The premier of British Columbia announced a significant hike on Thursday in tax incentives for film and TV, as the province struggles with a sharp decline in production.

Premier David Eby said the Production Services Tax Credit — which goes to international productions — will increase from 28% to 36%. The domestic credit will also increase from 35% to 36%.

In making the announcement, Eby said British Columbia must do more to compete with other jurisdictions. The local industry has faced the same downturn that has sidelined film workers around the globe.

“This is a sector that’s taken some hits,” Eby said at a press conference. “The decision by major studios to reduce some of their budgets on productions, the impact of labor disruptions, other jurisdictions competing with British Columbia for these productions with significant subsides for the industry, means we need to respond. We need to continue to be competitive, and we need to be world-leading.”

British Columbia launched its film incentive in 1998 and has since become a major hub for TV production, including Hallmark movies, Netflix’s “Virgin River,” HBO’s “The Last of Us” and “Shōgun” on FX. The latest proposal is especially aimed at enticing large productions, with a 2% bonus going to those with a budget over $140 million (CA$200 million).

The province spent $640 million (CA$909 million) on film incentives in the 2023-24 fiscal year, of which about 80% went to foreign productions. The increase — if approved in next year’s budget process — would lift it to $843 million (CA$1.2 billion), according to a Ministry of Finance estimate. The increase will be retroactive to Jan. 1, Eby said.

The move comes weeks after California Gov. Gavin Newsom vowed to increase the state’s tax incentive from $330 million a year to $750 million. (California’s population is seven times larger than British Columbia’s, and its economy is 18 times larger.)

As with Eby, Newsom said the hike was needed to compete with other jurisdictions and to stem a decline in production volume. The California Legislature must approve the increase next year, and it would take effect on July 1.

New York also hiked its incentive to $700 million last year.
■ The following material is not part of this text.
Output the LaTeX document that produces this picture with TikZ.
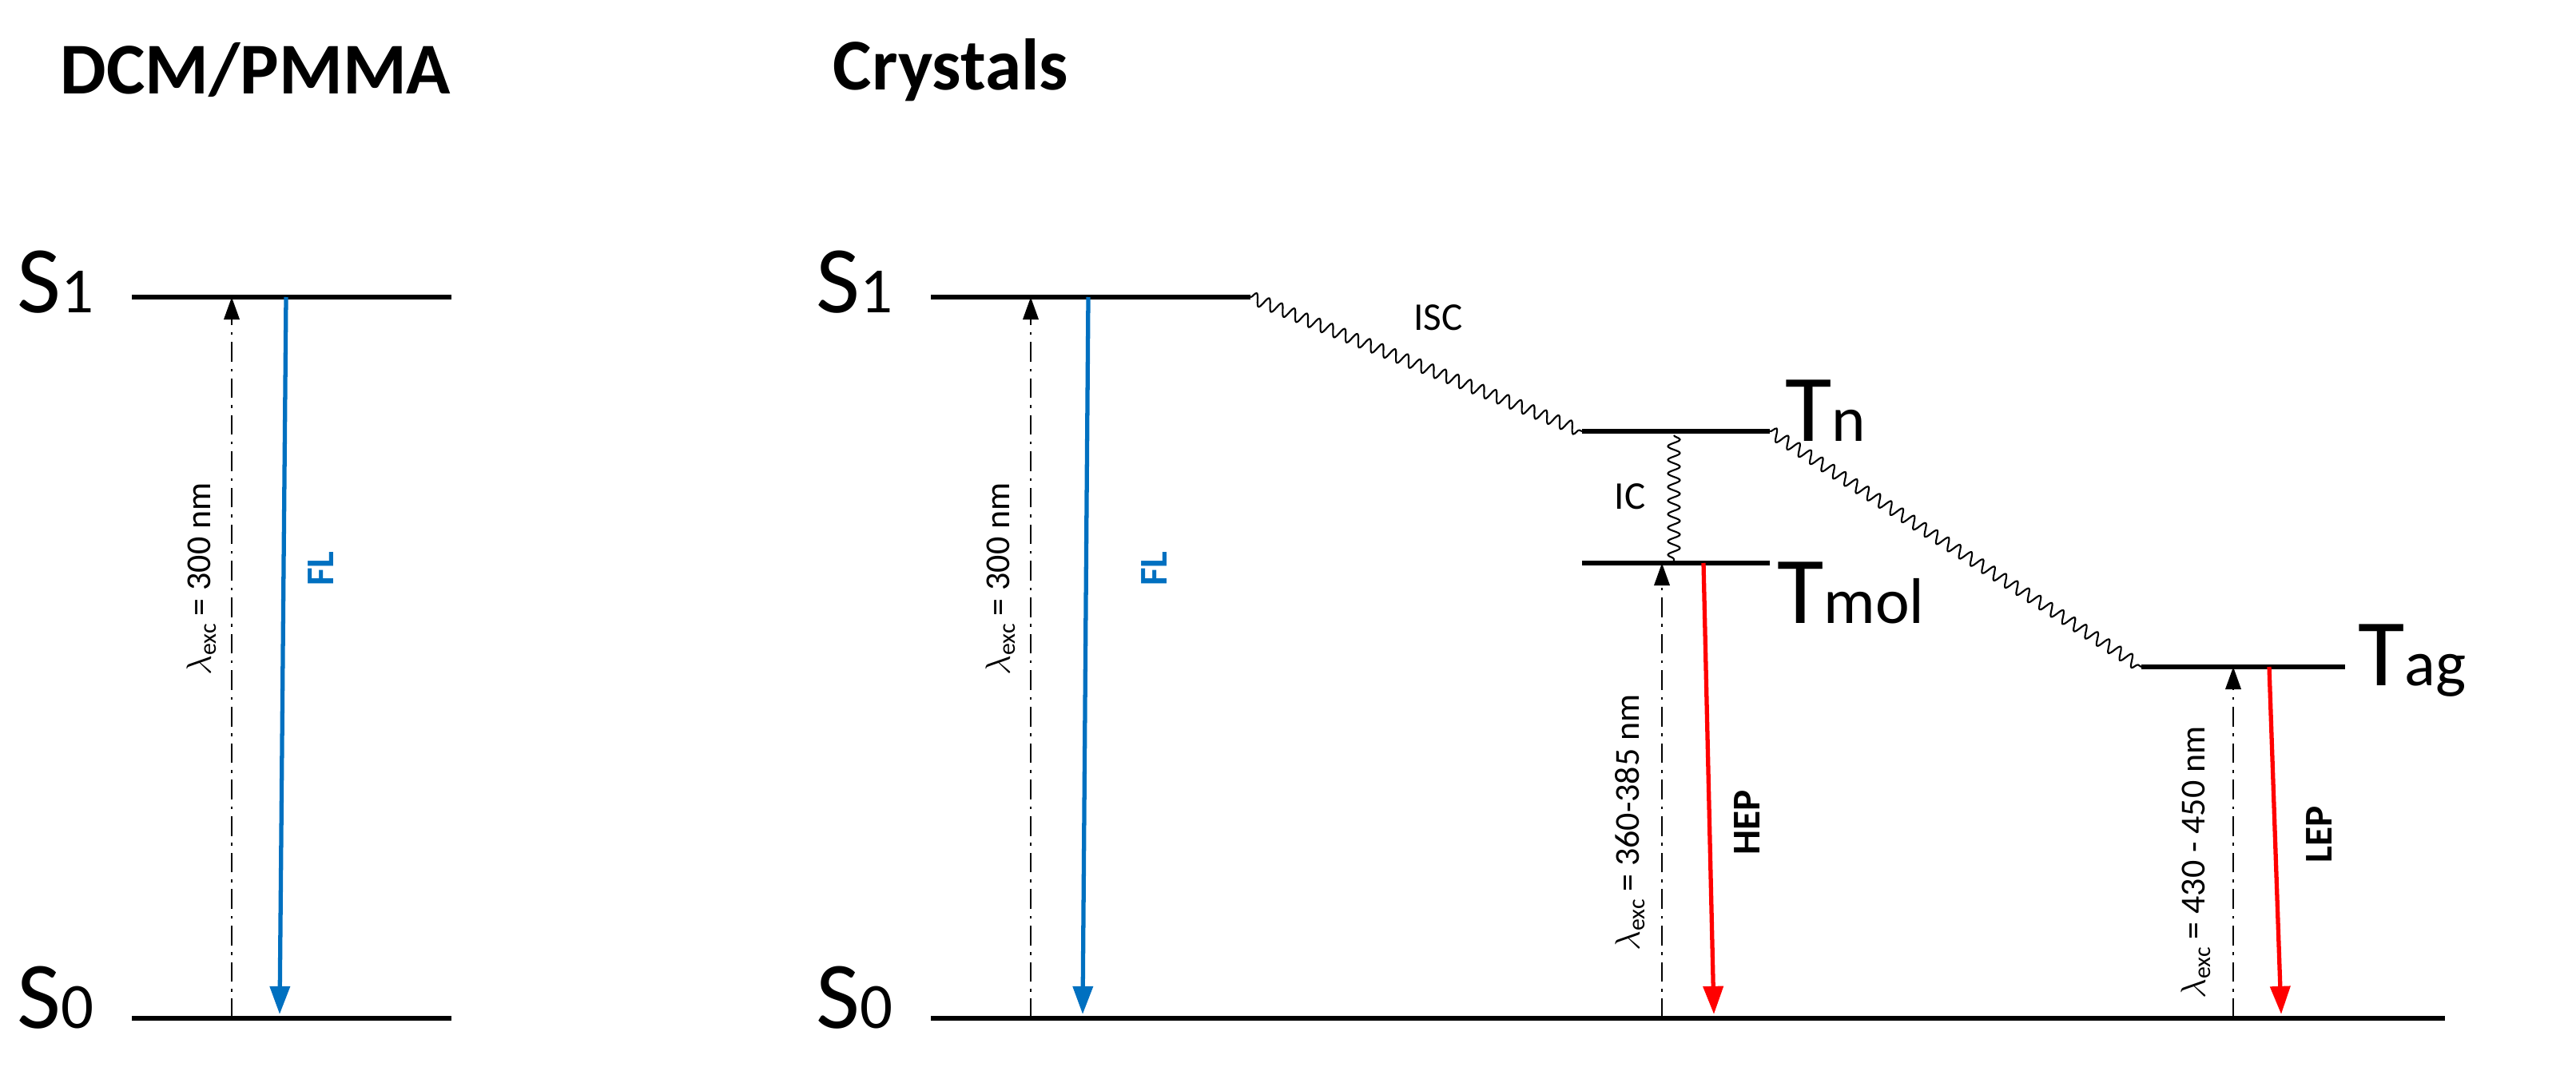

Several B.C. leaders took a trade mission to Los Angeles in November, as part of an effort to persuade Hollywood studio executives to bring more productions to the province.
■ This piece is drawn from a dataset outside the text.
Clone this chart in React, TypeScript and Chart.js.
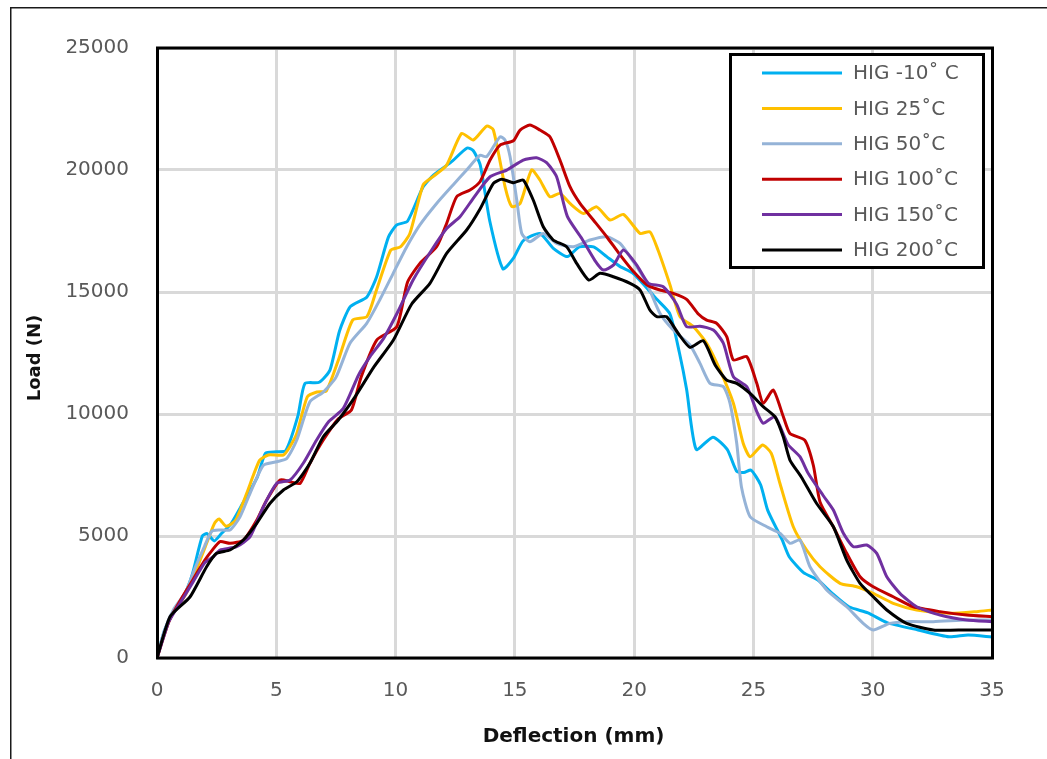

“The one thing they said to us was, ‘We want to make sure you’re tax competitive,’” said Spencer Chandra Herbert, the minister for tourism, arts, culture and sport, at the press conference. “We want to be tax competitive too. … They said if you can make that happen, we will bring big productions here.”
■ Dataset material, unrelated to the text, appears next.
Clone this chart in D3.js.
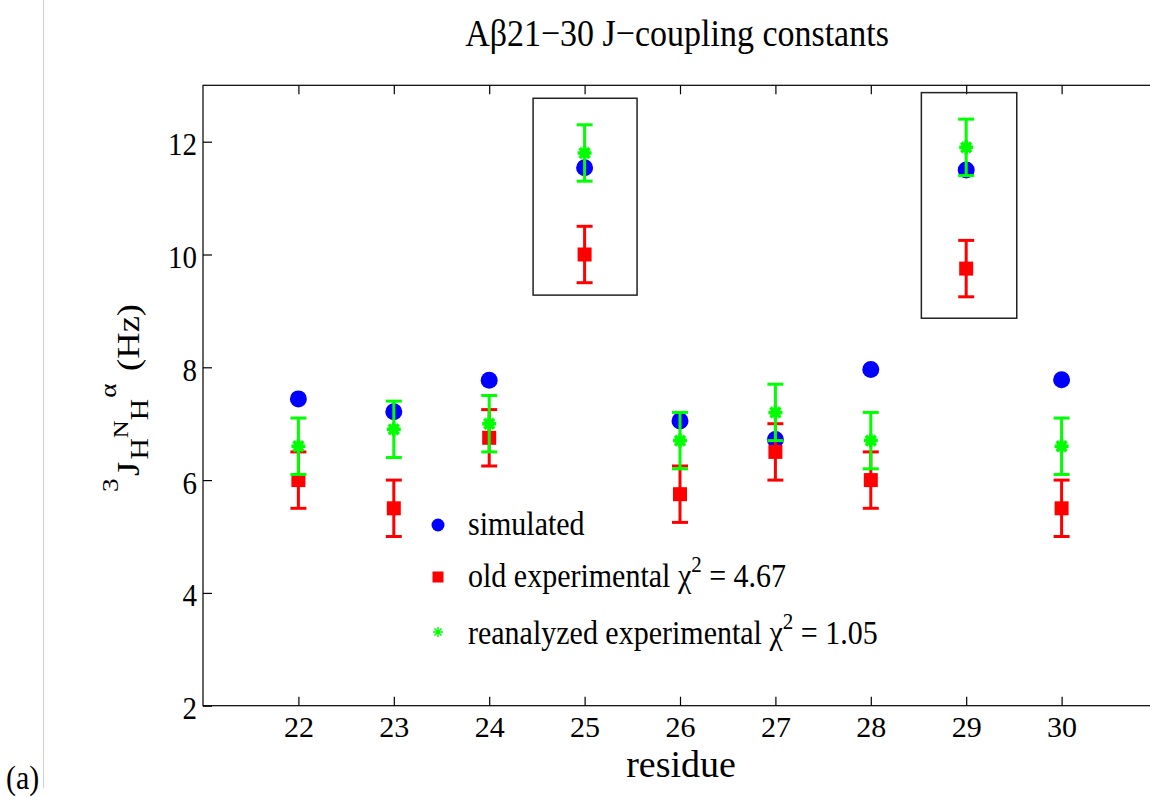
<!DOCTYPE html>
<html><head><meta charset="utf-8">
<script src="https://cdn.jsdelivr.net/npm/d3@7"></script>
<style>body{margin:0;background:#fff}svg{display:block}</style>
</head><body>
<svg id="c" width="1150" height="797"></svg>
<script>
const residues   = [22, 23, 24, 25, 26, 27, 28, 29, 30];
const simulated  = [7.44, 7.21, 7.77, 11.54, 7.05, 6.72, 7.96, 11.50, 7.78];
const oldExp     = [6.0, 5.5, 6.75, 10.0, 5.75, 6.5, 6.0, 9.75, 5.5];
const oldErr     = [0.5, 0.5, 0.5, 0.5, 0.5, 0.5, 0.5, 0.5, 0.5];
const reanalyzed = [6.6, 6.9, 7.0, 11.8, 6.7, 7.2, 6.7, 11.9, 6.6];
const reErr      = [0.5, 0.5, 0.5, 0.5, 0.5, 0.5, 0.5, 0.5, 0.5];
const xTicks = [22, 23, 24, 25, 26, 27, 28, 29, 30];
const yTicks = [2, 4, 6, 8, 10, 12];
const boxX0 = [24.46, 28.53], boxX1 = [25.55, 29.53];
const boxY0 = [9.28, 8.87],  boxY1 = [12.77, 12.87];
const legendLabels = ["simulated", "old experimental", "reanalyzed experimental"];
const legendChi = ["", "4.67", "1.05"];

const FONT = "'Liberation Serif','Times New Roman',serif";
const SY = 1.12;
const svg = d3.select("#c");
const L = 203, R = 1157, T = 85.3, B = 705.7;
const x = d3.scaleLinear().domain([21, 31]).range([L, R]);
const y = d3.scaleLinear().domain([2, 13]).range([B, T]);

svg.append("line").attr("x1", 43.5).attr("x2", 43.5).attr("y1", 0).attr("y2", 788)
  .attr("stroke", "#d0d0d0").attr("stroke-width", 1);

svg.append("rect").attr("x", L).attr("y", T).attr("width", R - L).attr("height", B - T)
  .attr("fill", "none").attr("stroke", "#000").attr("stroke-width", 1.2);

const tl = 9;
const gx = svg.append("g").attr("transform", `translate(0,${B})`)
  .call(d3.axisBottom(x).tickValues(xTicks).tickSize(-tl).tickFormat(d3.format("d")));
const gxt = svg.append("g").attr("transform", `translate(0,${T})`)
  .call(d3.axisTop(x).tickValues(xTicks).tickSize(-tl).tickFormat(""));
const gy = svg.append("g").attr("transform", `translate(${L},0)`)
  .call(d3.axisLeft(y).tickValues(yTicks).tickSize(-tl).tickFormat(d3.format("d")));
[gx, gxt, gy].forEach(g => {
  g.select(".domain").remove();
  g.selectAll(".tick line").attr("stroke", "#000").attr("stroke-width", 1.2);
  g.selectAll("text").attr("font-family", FONT).attr("font-size", 30).attr("fill", "#000");
});
gx.selectAll(".tick text").attr("y", 31.5).attr("dy", null);
gy.selectAll(".tick text").attr("x", null).attr("dy", null).attr("text-anchor", "end")
  .attr("transform", `translate(-6,13) scale(1,${SY})`).attr("font-size", 29);

svg.append("g").selectAll("rect").data(boxX0).join("rect")
  .attr("x", (d, i) => x(boxX0[i])).attr("width", (d, i) => x(boxX1[i]) - x(boxX0[i]))
  .attr("y", (d, i) => y(boxY1[i])).attr("height", (d, i) => y(boxY0[i]) - y(boxY1[i]))
  .attr("fill", "none").attr("stroke", "#222").attr("stroke-width", 1.5);

const cap = 8;
svg.append("g").selectAll("circle").data(residues).join("circle")
  .attr("cx", (d) => x(d)).attr("cy", (d, i) => y(simulated[i])).attr("r", 8.5)
  .attr("fill", "#0000ff");

function errorbars(vals, errs, color) {
  const g = svg.append("g").attr("stroke", color).attr("stroke-width", 3).attr("fill", "none");
  residues.forEach((r, i) => {
    const cx = x(r), lo = y(vals[i] - errs[i]), hi = y(vals[i] + errs[i]);
    g.append("line").attr("x1", cx).attr("x2", cx).attr("y1", lo).attr("y2", hi);
    g.append("line").attr("x1", cx - cap).attr("x2", cx + cap).attr("y1", lo).attr("y2", lo);
    g.append("line").attr("x1", cx - cap).attr("x2", cx + cap).attr("y1", hi).attr("y2", hi);
  });
}
errorbars(oldExp, oldErr, "#ff0000");
svg.append("g").selectAll("rect").data(residues).join("rect")
  .attr("x", (d) => x(d) - 7).attr("y", (d, i) => y(oldExp[i]) - 7)
  .attr("width", 14).attr("height", 14).attr("fill", "#ff0000");

errorbars(reanalyzed, reErr, "#00ff00");
function asterisk(g, cx, cy, s, w) {
  const d = s * 0.7071;
  const p = `M${cx - s},${cy}L${cx + s},${cy}M${cx},${cy - s}L${cx},${cy + s}` +
    `M${cx - d},${cy - d}L${cx + d},${cy + d}M${cx - d},${cy + d}L${cx + d},${cy - d}`;
  g.append("path").attr("d", p).attr("stroke", "#00ff00").attr("stroke-width", w).attr("fill", "none");
}
const ga = svg.append("g");
residues.forEach((r, i) => {
  asterisk(ga, x(r), y(reanalyzed[i]), 7, 3.5);
  ga.append("circle").attr("cx", x(r)).attr("cy", y(reanalyzed[i])).attr("r", 5).attr("fill", "#00ff00");
});

function stext(px, py, size, anchor) {
  return svg.append("text").attr("transform", `translate(${px},${py}) scale(1,${SY})`)
    .attr("text-anchor", anchor || "start").attr("font-family", FONT).attr("font-size", size).attr("fill", "#000");
}
stext(677, 46, 34, "middle").text("Aβ21−30 J−coupling constants");
svg.append("text").attr("x", 681).attr("y", 777).attr("text-anchor", "middle")
  .attr("font-family", FONT).attr("font-size", 38).attr("fill", "#000").text("residue");
stext(6, 789, 30).text("(a)");

// y label
const yl = svg.append("text").attr("transform", "translate(139,398) scale(1,1.18) rotate(-90)")
  .attr("text-anchor", "middle").attr("font-family", FONT).attr("font-size", 31).attr("fill", "#000");
yl.append("tspan").attr("font-size", 23).attr("dy", -21).text("3");
yl.append("tspan").attr("dx", 2).attr("dy", 21).text("J");
yl.append("tspan").attr("font-size", 25).attr("dx", 2).attr("dy", 9).text("H");
yl.append("tspan").attr("font-size", 21).attr("dx", 0).attr("dy", -20).text("N");
yl.append("tspan").attr("font-size", 25).attr("dx", 0).attr("dy", 20).text("H");
yl.append("tspan").attr("font-size", 23).attr("dx", 1).attr("dy", -32).text("α");
yl.append("tspan").attr("dx", 3).attr("dy", 23).text(" (Hz)");

// legend
const lx = 438, ly = [525, 577, 632], lb = [535, 587, 644];
svg.append("circle").attr("cx", lx).attr("cy", ly[0]).attr("r", 6.5).attr("fill", "#0000ff");
svg.append("rect").attr("x", lx - 5.5).attr("y", ly[1] - 5.5).attr("width", 11).attr("height", 11).attr("fill", "#ff0000");
(function () {
  const s = 5, d = s * 0.7071, cx = lx, cy = ly[2];
  svg.append("path").attr("d", `M${cx - s},${cy}L${cx + s},${cy}M${cx},${cy - s}L${cx},${cy + s}M${cx - d},${cy - d}L${cx + d},${cy + d}M${cx - d},${cy + d}L${cx + d},${cy - d}`)
    .attr("stroke", "#00ff00").attr("stroke-width", 1.5).attr("fill", "none");
})();
legendLabels.forEach((t, i) => {
  const tx = stext(468, lb[i], 30).text(t);
  if (legendChi[i]) {
    tx.append("tspan").text(" χ");
    tx.append("tspan").attr("font-size", 21).attr("dy", -13).text("2");
    tx.append("tspan").attr("dy", 13).text(" = " + legendChi[i]);
  }
});
</script>
</body></html>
The SAG-AFTRA and Writers Guild of America strikes had a significant impact on the British Columbia film sector, as employment declined from 37,000 to 26,000 in 2023, according to Creative BC, which administers the incentives.

Crystal Braunwarth, the business representative at IATSE Local 891, said that workers have been forced to draw on their savings, take early retirement and even switch careers amid a 40% drop in production. She called the announcement a “significant milestone” that will help get people back to work.

“It is not a race to the bottom,” she said. “It is job creation that benefits British Columbians and invests in the people.”

Eby’s New Democratic Party won a slender majority in the October election, extending his tenure as premier. He had promised to increase the filming incentive during the campaign.

At the press conference, Eby was also asked to respond to President-elect Donald Trump’s threat to impose a 25% tariff on all Canadian goods. He said Canada would impose retaliatory tariffs if Trump follows through.

“We will do our part to respond,” he said.